Can't anyone in politics understand that there's no such thing as a perfect election, and that we have to accept the results that the curent system produces just like we always have?!!
AAAAAAAAAAAAAAAHHHHHHHHHHHHHH!!
After every election, if it's within the margin of error specified to trigger a recount, they should just Ro-Sham-Bo. I'd accept that.
utter donsense
OK, now that my nonsense comment is out of the way:
I don't think it's a systemic shortcoming, it's just a systemic reality, a perfectly acceptible one, as far as I'm concerned. SOME elections are just going to be silly close. And they'll do recounts just like they have in the past and will do in the future.

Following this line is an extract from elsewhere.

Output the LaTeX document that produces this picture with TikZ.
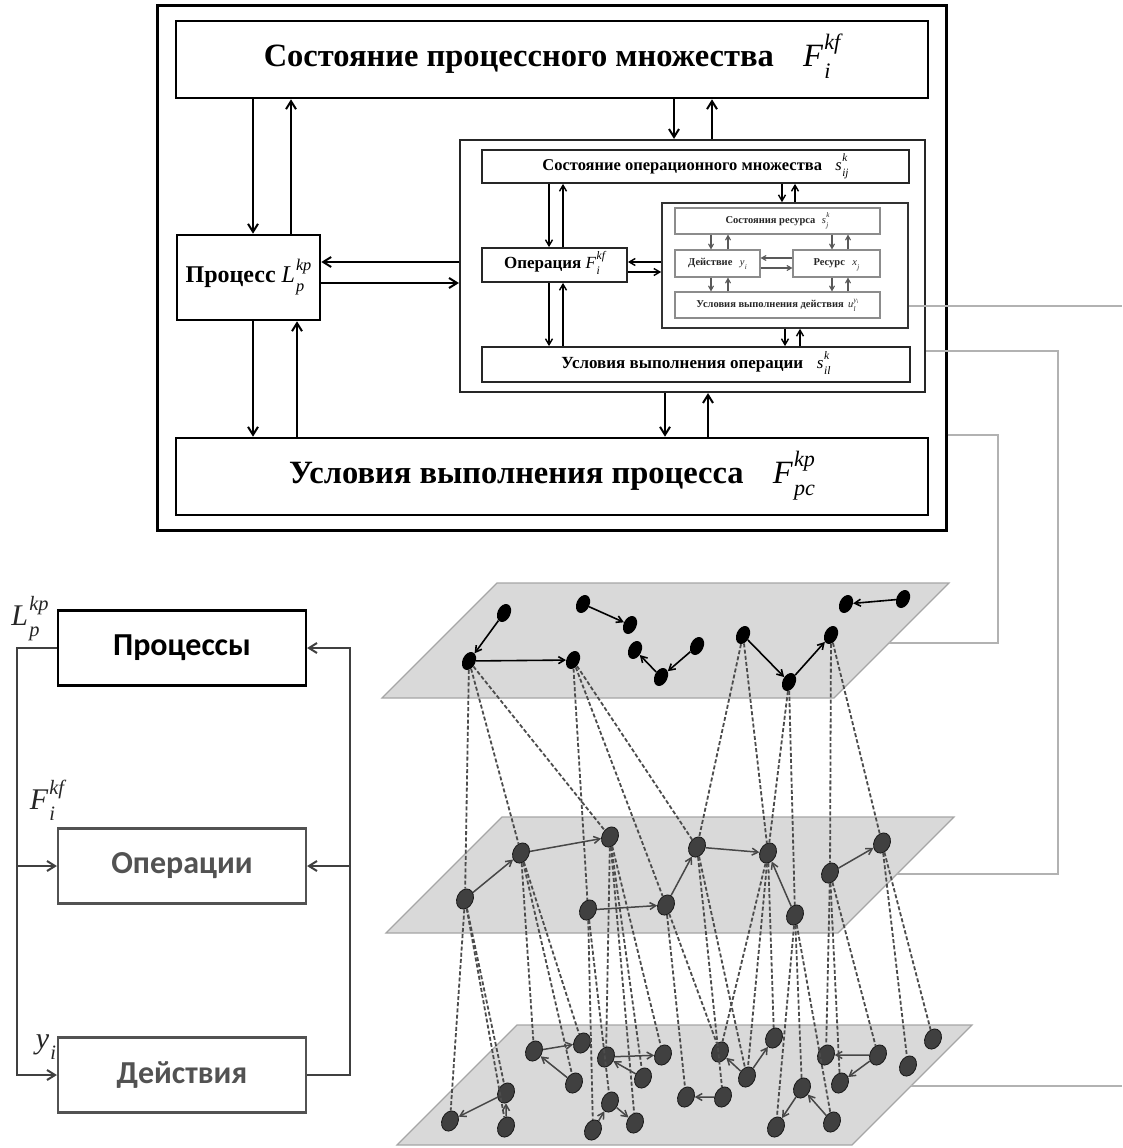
\documentclass[tikz,border=0pt]{standalone}
\usepackage{fontspec}
\usepackage{graphicx}
\setmainfont{Liberation Serif}
\newfontfamily\carl{Carlito}
\usetikzlibrary{arrows.meta,shapes.geometric}
\newcommand\xss[3]{{\normalfont\itshape #1}\kern0.04em\ooalign{\raisebox{-0.36em}{\scalebox{0.68}{\normalfont\itshape #2}}\cr\raisebox{0.52em}{\scalebox{0.68}{\normalfont\itshape #3}}\cr}}
\begin{document}
\begin{tikzpicture}[x=1pt,y=-1pt,
 bigbox/.style={draw=black, line width=2.6pt, inner sep=0pt, font=\bfseries\fontsize{32.5}{38}\selectfont},
 obox/.style={draw=black!85, line width=1.8pt, inner sep=0pt, font=\bfseries\fontsize{16.5}{19}\selectfont},
 abox/.style={draw=black!45, line width=1.1pt, inner sep=0pt, font=\bfseries\fontsize{10.5}{12}\selectfont, text=black!85},
 tarr/.style={line width=2pt, -{Straight Barb[length=8pt,width=10pt]}},
 oarr/.style={line width=1.4pt, -{Straight Barb[length=6pt,width=7pt]}},
 aarr/.style={line width=1.1pt, draw=black!65, -{Straight Barb[length=4.5pt,width=5pt]}},
 gcon/.style={draw=black!30, line width=1.2pt},
 gtip/.style={-{Stealth[length=6pt,width=5pt,color=black!75]}},
 plane/.style={fill=black!15, draw=black!35, line width=1.2pt},
 n1/.style={ellipse, fill=black, minimum width=13pt, minimum height=19pt, inner sep=0pt, rotate=-25},
 n2/.style={ellipse, fill=black!75, draw=black!90, line width=0.8pt, minimum width=16pt, minimum height=21pt, inner sep=0pt, rotate=-25},
 parr/.style={line width=1.6pt, -{Straight Barb[length=6pt,width=7pt]}},
 parr2/.style={line width=1.5pt, draw=black!72, -{Straight Barb[length=6pt,width=7pt]}},
 dl/.style={draw=black!70, line width=1.8pt, dash pattern=on 4pt off 2.2pt},
 lbox/.style={draw, line width=2.2pt, minimum width=248pt, minimum height=75pt, inner sep=0pt, font=\carl\bfseries\fontsize{32}{36}\selectfont},
 larr/.style={line width=2pt, draw=black!75, -{Straight Barb[length=8pt,width=10pt]}},
 mlab/.style={inner sep=0pt, font=\fontsize{30}{34}\selectfont, text=black!85}
]
\useasboundingbox (0,0) rectangle (1122,1148);
\fill[white] (0,0) rectangle (1122,1148);

% ---------- upper block ----------
\node[draw, line width=3pt, minimum width=789pt, minimum height=524pt] (outer) at (551.5,268) {};
\node[bigbox, minimum width=752pt, minimum height=77pt] (top) at (552,59.5)
  {Состояние процессного множества\hspace{0.9em}\xss{F}{i}{kf}};
\node[bigbox, minimum width=143pt, minimum height=85pt, font=\bfseries\fontsize{24}{28}\selectfont] (proc) at (248.5,277.5)
  {Процесс \xss{L}{p}{kp}};
\node[bigbox, minimum width=752pt, minimum height=77pt] (bot) at (552,476.5)
  {Условия выполнения процесса\hspace{0.9em}\xss{F}{pc}{kp}};
\node[draw=black!85, line width=2.2pt, minimum width=465pt, minimum height=252pt] (inner) at (692.5,266) {};
\node[obox, minimum width=427pt, minimum height=33pt] (osub) at (695.5,166.5)
  {Состояние операционного множества\hspace{0.8em}\xss{s}{ij}{k}};
\node[obox, minimum width=145pt, minimum height=34pt, font=\bfseries\fontsize{17}{20}\selectfont] (oper) at (554.5,265)
  {Операция \xss{F}{i}{kf}};
\node[obox, minimum width=428pt, minimum height=35pt, font=\bfseries\fontsize{17}{20}\selectfont] (uco) at (696,364.5)
  {Условия выполнения операции\hspace{0.8em}\xss{s}{il}{k}};
\node[draw=black!80, line width=1.6pt, minimum width=246pt, minimum height=125pt] (act) at (785,265.5) {};
\node[abox, minimum width=205pt, minimum height=26pt] (sres) at (777.5,221)
  {Состояния ресурса\hspace{0.6em}\xss{s}{j}{k}};
\node[abox, minimum width=85pt, minimum height=27pt] (deis) at (717.5,263.5)
  {Действие\hspace{0.7em}\xss{y}{i}{}};
\node[abox, minimum width=87pt, minimum height=27pt] (res) at (836.5,263.5)
  {Ресурс\hspace{0.7em}\xss{x}{j}{}};
\node[abox, minimum width=205pt, minimum height=26pt] (ucd) at (777.5,305)
  {Условия выполнения действия\hspace{0.4em}\xss{u}{l}{y\textsubscript{i}}};

% top-level arrows
\draw[tarr] (253,0 |- top.south) -- (253,0 |- proc.north);
\draw[tarr] (291,0 |- proc.north) -- (291,0 |- top.south);
\draw[tarr] (253,0 |- proc.south) -- (253,0 |- bot.north);
\draw[tarr] (297,0 |- bot.north) -- (297,0 |- proc.south);
\draw[tarr] (674,0 |- top.south) -- (674,0 |- inner.north);
\draw[tarr] (712,0 |- inner.north) -- (712,0 |- top.south);
\draw[tarr] (665,0 |- inner.south) -- (665,0 |- bot.north);
\draw[tarr] (708,0 |- bot.north) -- (708,0 |- inner.south);
\draw[tarr] (inner.west |- 0,262) -- (proc.east |- 0,262);
\draw[tarr] (proc.east |- 0,283) -- (inner.west |- 0,283);

% operation-level arrows
\draw[oarr] (549,0 |- osub.south) -- (549,0 |- oper.north);
\draw[oarr] (563,0 |- oper.north) -- (563,0 |- osub.south);
\draw[oarr] (549,0 |- oper.south) -- (549,0 |- uco.north);
\draw[oarr] (563,0 |- uco.north) -- (563,0 |- oper.south);
\draw[oarr] (782,0 |- osub.south) -- (782,0 |- act.north);
\draw[oarr] (795,0 |- act.north) -- (795,0 |- osub.south);
\draw[oarr] (785,0 |- act.south) -- (785,0 |- uco.north);
\draw[oarr] (800,0 |- uco.north) -- (800,0 |- act.south);
\draw[oarr] (act.west |- 0,262) -- (oper.east |- 0,262);
\draw[oarr] (oper.east |- 0,272) -- (act.west |- 0,272);

% action-level arrows
\draw[aarr] (711,0 |- sres.south) -- (711,0 |- deis.north);
\draw[aarr] (728,0 |- deis.north) -- (728,0 |- sres.south);
\draw[aarr] (832,0 |- sres.south) -- (832,0 |- res.north);
\draw[aarr] (848,0 |- res.north) -- (848,0 |- sres.south);
\draw[aarr] (711,0 |- deis.south) -- (711,0 |- ucd.north);
\draw[aarr] (728,0 |- ucd.north) -- (728,0 |- deis.south);
\draw[aarr] (832,0 |- res.south) -- (832,0 |- ucd.north);
\draw[aarr] (848,0 |- ucd.north) -- (848,0 |- res.south);
\draw[aarr] (res.west |- 0,258) -- (deis.east |- 0,258);
\draw[aarr] (deis.east |- 0,268) -- (res.west |- 0,268);

% ---------- planes ----------
\path[plane] (497,583) -- (949,583) -- (834,698) -- (382,698) -- cycle;
\path[plane] (502,817) -- (954,817) -- (838,933) -- (386,933) -- cycle;
\path[plane] (517,1025) -- (972,1025) -- (852,1145) -- (397,1145) -- cycle;
\coordinate (p1r) at (889,643);
\coordinate (p2r) at (897,874);
\coordinate (p3r) at (911,1086);

% gray connectors
\coordinate (e1) at (1122,306);
\coordinate (e4) at (1122,1086);
\draw[gcon] (act.east |- 0,306) -- (e1);
\draw[gcon] (inner.east |- 0,351) -- (1058,351) -- (1058,874) -- (p2r);
\draw[gcon] (outer.east |- 0,435) -- (998,435) -- (998,643) -- (p1r);
\draw[gcon] (e4) -- (p3r);
\path[gtip] (1000,874) -- (p2r);
\path[gtip] (950,643) -- (p1r);
\path[gtip] (1000,1086) -- (p3r);

% plane 1 nodes
\foreach \n/\x/\y in {a1/504/613,a2/469/661,a3/573/660,a4/583/604,a5/630/625,a6/635/650,a7/661/677,a8/697/646,a9/743/635,a10/789/682,a11/831/635,a12/846/604,a13/903/599}
  \node[n1] (\n) at (\x,\y) {};
% plane 2 nodes
\foreach \n/\x/\y in {b1/465/899,b2/521/853,b3/610/837,b4/588/910,b5/666/905,b6/697/847,b7/768/853,b8/795/915,b9/830/873,b10/882/843}
  \node[n2] (\n) at (\x,\y) {};
% plane 3 nodes
\foreach \n/\x/\y in {c1/450/1121,c2/506/1093,c3/506/1127,c4/534/1051,c5/582/1043,c6/574/1083,c7/606/1057,c8/663/1055,c9/643/1078,c10/610/1102,c11/593/1130,c12/635/1123,c13/686/1097,c14/723/1097,c15/720/1052,c16/747/1077,c17/774/1038,c18/802/1088,c19/776/1127,c20/832/1122,c21/826/1055,c22/878/1055,c23/840/1083,c24/908/1066,c25/933/1039}
  \node[n2] (\n) at (\x,\y) {};

% dashed links plane 1 -> plane 2
\foreach \s/\t in {a2/b1,a2/b2,a2/b3,a3/b4,a3/b5,a3/b6,a9/b6,a9/b7,a10/b7,a10/b8,a11/b9,a11/b10}
  \draw[dl] (\s) -- (\t);
% dashed links plane 2 -> plane 3
\foreach \s/\t in {b1/c1,b1/c2,b1/c3,b2/c4,b2/c6,b2/c5,b4/c11,b4/c10,b3/c7,b3/c12,b3/c9,b3/c8,b5/c13,b5/c15,b6/c14,b6/c16,b7/c15,b7/c16,b7/c17,b8/c19,b8/c18,b8/c20,b9/c21,b9/c23,b9/c22,b10/c24,b10/c25}
  \draw[dl] (\s) -- (\t);

% arrows inside planes
\foreach \s/\t in {a1/a2,a2/a3,a4/a5,a8/a7,a7/a6,a9/a10,a10/a11,a13/a12}
  \draw[parr] (\s) -- (\t);
\foreach \s/\t in {b1/b2,b2/b3,b4/b5,b5/b6,b6/b7,b8/b7,b9/b10}
  \draw[parr2] (\s) -- (\t);
\foreach \s/\t in {c2/c1,c3/c2,c4/c5,c6/c4,c7/c8,c9/c7,c11/c10,c10/c12,c14/c13,c16/c15,c16/c17,c18/c19,c20/c18,c22/c21,c22/c23}
  \draw[parr2] (\s) -- (\t);

% ---------- left diagram ----------
\node[lbox] (lp) at (182,648) {Процессы};
\node[lbox, draw=black!68, text=black!68] (lo) at (182,866) {Операции};
\node[lbox, draw=black!68, text=black!68] (ld) at (182,1075) {Действия};
\draw[larr] (lp.west) -- (17,0 |- lp.west) -- (17,0 |- ld.west) -- (ld.west);
\draw[larr] (17,0 |- lo.west) -- (lo.west);
\draw[larr] (ld.east) -- (350,0 |- ld.east) -- (350,0 |- lp.east) -- (lp.east);
\draw[larr] (350,0 |- lo.east) -- (lo.east);
\node[mlab] (llab) at (30,616) {\xss{L}{p}{kp}};
\node[mlab] (flab) at (47,800) {\xss{F}{i}{kf}};
\node[mlab] (ylab) at (46,1045) {\xss{y}{i}{}};
\end{tikzpicture}
\end{document}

The shortcoming is in the thinking of those who wish to get litigious over the whole thing - those who want to suddenly start seeking out new untapped sources of votes by re-interpreting what should and should not be counted. Or in this case, hoping to just throw out the election and start over. This is ridiculous. The rules are in place. Insta-Lawsuits challenging those rules AFTER the election are a frivolous and dangerous and precendent-setting phenomenon. We haven't learned that yet?
staid and contemptuous donsense
Damn, your comments are off, on Thursday's post. I'm outta here.